(WHAT TO DO): Your task is to print exactly the lines from the line that contains "Recreate this image" through the line that contains "const toPts = arr", with pictures left out.

(WORKING DATA):
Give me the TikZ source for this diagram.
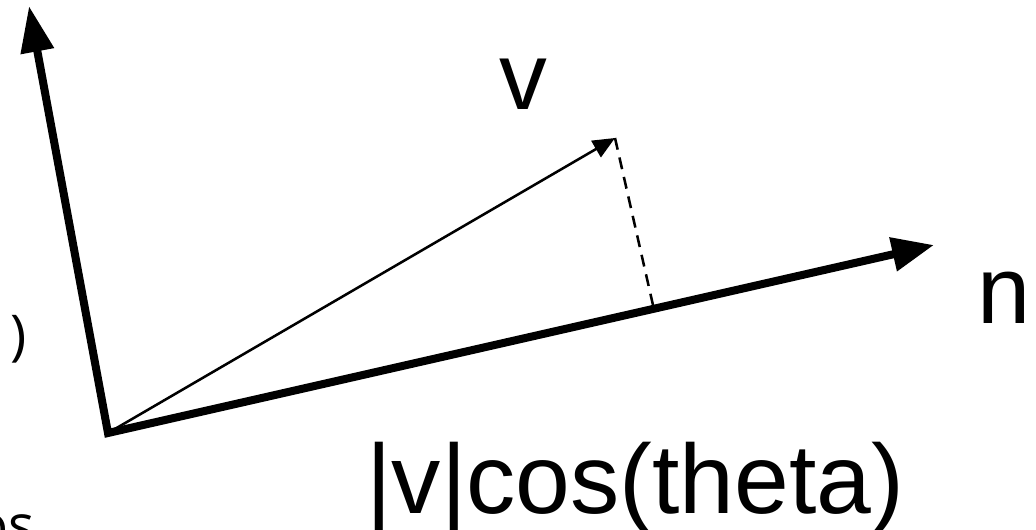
\documentclass[tikz,border=0pt]{standalone}
\usepackage{fontspec}
\setmainfont{Liberation Sans}
\newfontfamily\slidefont{Open Sans}
\usetikzlibrary{positioning,arrows.meta,calc}
\tikzset{
  axis/.style={{Triangle[length=1.15cm,width=0.8cm]}-{Triangle[length=1.05cm,width=0.82cm]}, line width=5.7pt, line join=miter},
  vec/.style={-{Triangle[length=0.55cm,width=0.47cm]}, line width=1.8pt},
  proj/.style={dash pattern=on 8.5pt off 5.7pt, line width=1.8pt},
  lbl/.style={font=\fontsize{68}{80}\selectfont, inner sep=0pt},
  cut/.style={font=\slidefont\fontsize{39}{46}\selectfont, inner sep=0pt}
}
\begin{document}
\begin{tikzpicture}[x=0.025cm,y=-0.025cm]
  \useasboundingbox (0,0) rectangle (1036,530);
  \clip (0,0) rectangle (1036,530);
  \coordinate (o) at (108,433);
  \coordinate (ytip) at (29,6);
  \coordinate (ntip) at (934,245);
  \coordinate (vtip) at (615,138);
  \coordinate (foot) at ($(o)!(vtip)!(ntip)$);
  \draw[axis] (ytip) -- (o) -- (ntip);
  \draw[vec] (o) -- (vtip);
  \draw[proj] (vtip) -- (foot);
  \node[lbl, anchor=base] (vlbl) at (523,110) {v};
  \node[lbl, anchor=base] (nlbl) at (1004,323) {n};
  \node[lbl, anchor=base west, font=\fontsize{70}{82}\selectfont] (proj) at (366,513) {|v|cos(theta)};
  % text of the slide cut off at the left edge
  \node[cut, anchor=base east] (paren) at (27,354) {)};
  \node[cut, anchor=north east] (cos) at (35,514) {os};
\end{tikzpicture}
\end{document}
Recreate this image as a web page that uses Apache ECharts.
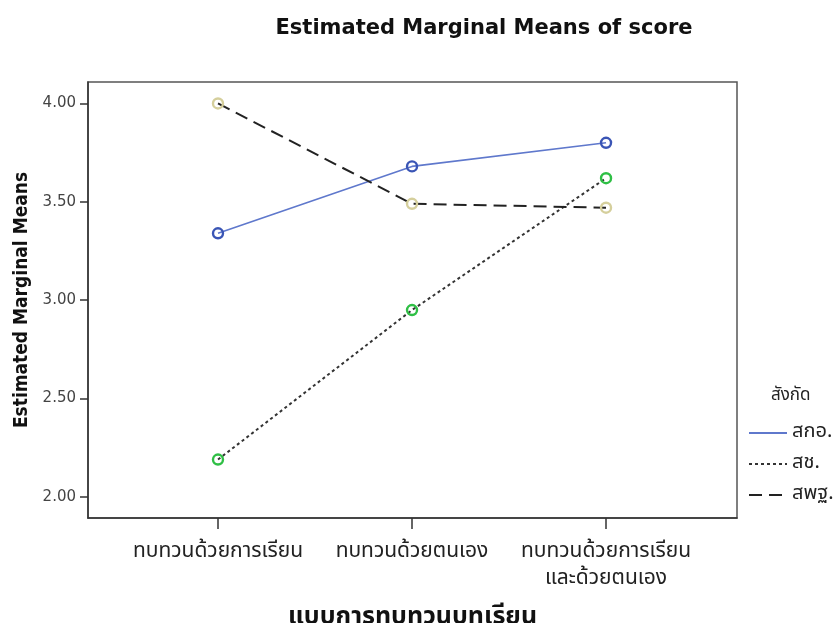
<!DOCTYPE html>
<html>
<head>
<meta charset="utf-8">
<script src="https://cdn.jsdelivr.net/npm/echarts@6/dist/echarts.min.js"></script>
<style>
html,body{margin:0;padding:0;background:#fff;}
#main{width:837px;height:623px;}
</style>
</head>
<body>
<div id="main"></div>
<script>
const categories = ['ทบทวนด้วยการเรียน', 'ทบทวนด้วยตนเอง', 'ทบทวนด้วยการเรียน\nและด้วยตนเอง'];
const seriesNames = ['สกอ.', 'สช.', 'สพฐ.'];
const valuesSKO = [3.34, 3.68, 3.80];
const valuesSCH = [2.19, 2.95, 3.62];
const valuesSPT = [4.00, 3.49, 3.47];
const yTicks = [2.0, 2.5, 3.0, 3.5, 4.0];
const xTicks = [0, 1, 2];

const toPts = arr => arr.map((v, i) => [i, v]);

const chart = echarts.init(document.getElementById('main'), null, {renderer: 'canvas'});
const font = '"DejaVu Sans", "Liberation Sans", Arial, sans-serif';
const thaiFont = '"Noto Sans Thai", "Loma", "Garuda", "Norasi", "DejaVu Sans", sans-serif';

function mk(name, data, lineColor, markerColor, lineType, width) {
  return {
    name: name,
    type: 'line',
    data: toPts(data),
    symbol: 'circle',
    symbolSize: 10,
    z: 3,
    lineStyle: {color: lineColor, width: width, type: lineType},
    itemStyle: {color: 'rgba(255,255,255,0)', borderColor: markerColor, borderWidth: 2.4},
    emphasis: {disabled: true},
    animation: false
  };
}

chart.setOption({
  animation: false,
  backgroundColor: '#fff',
  title: [
    {text: 'Estimated Marginal Means of score', left: 479, top: 13, textAlign: 'center',
     textStyle: {fontFamily: font, fontWeight: 'bold', fontSize: 21, color: '#111'}},
    {text: 'สังกัด', left: 766, top: 383,
     textStyle: {fontFamily: thaiFont, fontWeight: 'normal', fontSize: 17, color: '#222'}}
  ],
  grid: {left: 88, top: 82, right: 100, bottom: 105, show: true, borderColor: '#555', borderWidth: 1.5,
         containLabel: false, outerBoundsMode: 'none'},
  legend: {
    orient: 'vertical', left: 743, top: 418, itemWidth: 38, itemHeight: 10, itemGap: 11,
    data: seriesNames,
    itemStyle: {opacity: 0},
    textStyle: {fontFamily: thaiFont, fontSize: 20, color: '#222'}
  },
  xAxis: {
    type: 'value', min: -0.670, max: 2.675,
    splitLine: {show: false},
    axisLine: {show: true, onZero: false, lineStyle: {color: '#333', width: 1.5}},
    axisTick: {show: true, length: 11, customValues: xTicks, lineStyle: {color: '#333', width: 1.5}},
    axisLabel: {customValues: xTicks, formatter: v => categories[Math.round(v)], margin: 21,
      fontFamily: thaiFont, fontSize: 21, color: '#222', lineHeight: 27, align: 'center'},
    name: 'แบบการทบทวนบทเรียน', nameLocation: 'middle', nameGap: 88,
    nameTextStyle: {fontFamily: thaiFont, fontWeight: 'bold', fontSize: 25, color: '#111'}
  },
  yAxis: {
    type: 'value', min: 1.893, max: 4.109,
    splitLine: {show: false},
    axisLine: {show: true, onZero: false, lineStyle: {color: '#333', width: 1.5}},
    axisTick: {show: true, length: 8, customValues: yTicks, lineStyle: {color: '#333', width: 1.5}},
    axisLabel: {customValues: yTicks, formatter: v => v.toFixed(2), margin: 12,
      fontFamily: font, fontSize: 15, color: '#444'},
    name: 'Estimated Marginal Means', nameLocation: 'middle', nameGap: 54, nameRotate: 90,
    nameTextStyle: {fontFamily: '"Liberation Sans Narrow", "DejaVu Sans Condensed", Arial, sans-serif', fontWeight: 'bold', fontSize: 19, color: '#111'}
  },
  series: [
    mk(seriesNames[0], valuesSKO, '#5f78cc', '#3a55b5', 'solid', 1.6),
    mk(seriesNames[1], valuesSCH, '#333', '#2fbf45', [3, 3], 2),
    mk(seriesNames[2], valuesSPT, '#222', '#d5cf9c', [13, 7], 2)
  ]
});
</script>
</body>
</html>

(RESULT):
Recreate this image as a web page that uses Apache ECharts.
<!DOCTYPE html>
<html>
<head>
<meta charset="utf-8">
<script src="https://cdn.jsdelivr.net/npm/echarts@6/dist/echarts.min.js"></script>
<style>
html,body{margin:0;padding:0;background:#fff;}
#main{width:837px;height:623px;}
</style>
</head>
<body>
<div id="main"></div>
<script>
const categories = ['ทบทวนด้วยการเรียน', 'ทบทวนด้วยตนเอง', 'ทบทวนด้วยการเรียน\nและด้วยตนเอง'];
const seriesNames = ['สกอ.', 'สช.', 'สพฐ.'];
const valuesSKO = [3.34, 3.68, 3.80];
const valuesSCH = [2.19, 2.95, 3.62];
const valuesSPT = [4.00, 3.49, 3.47];
const yTicks = [2.0, 2.5, 3.0, 3.5, 4.0];
const xTicks = [0, 1, 2];

const toPts = arr => arr.map((v, i) => [i, v]);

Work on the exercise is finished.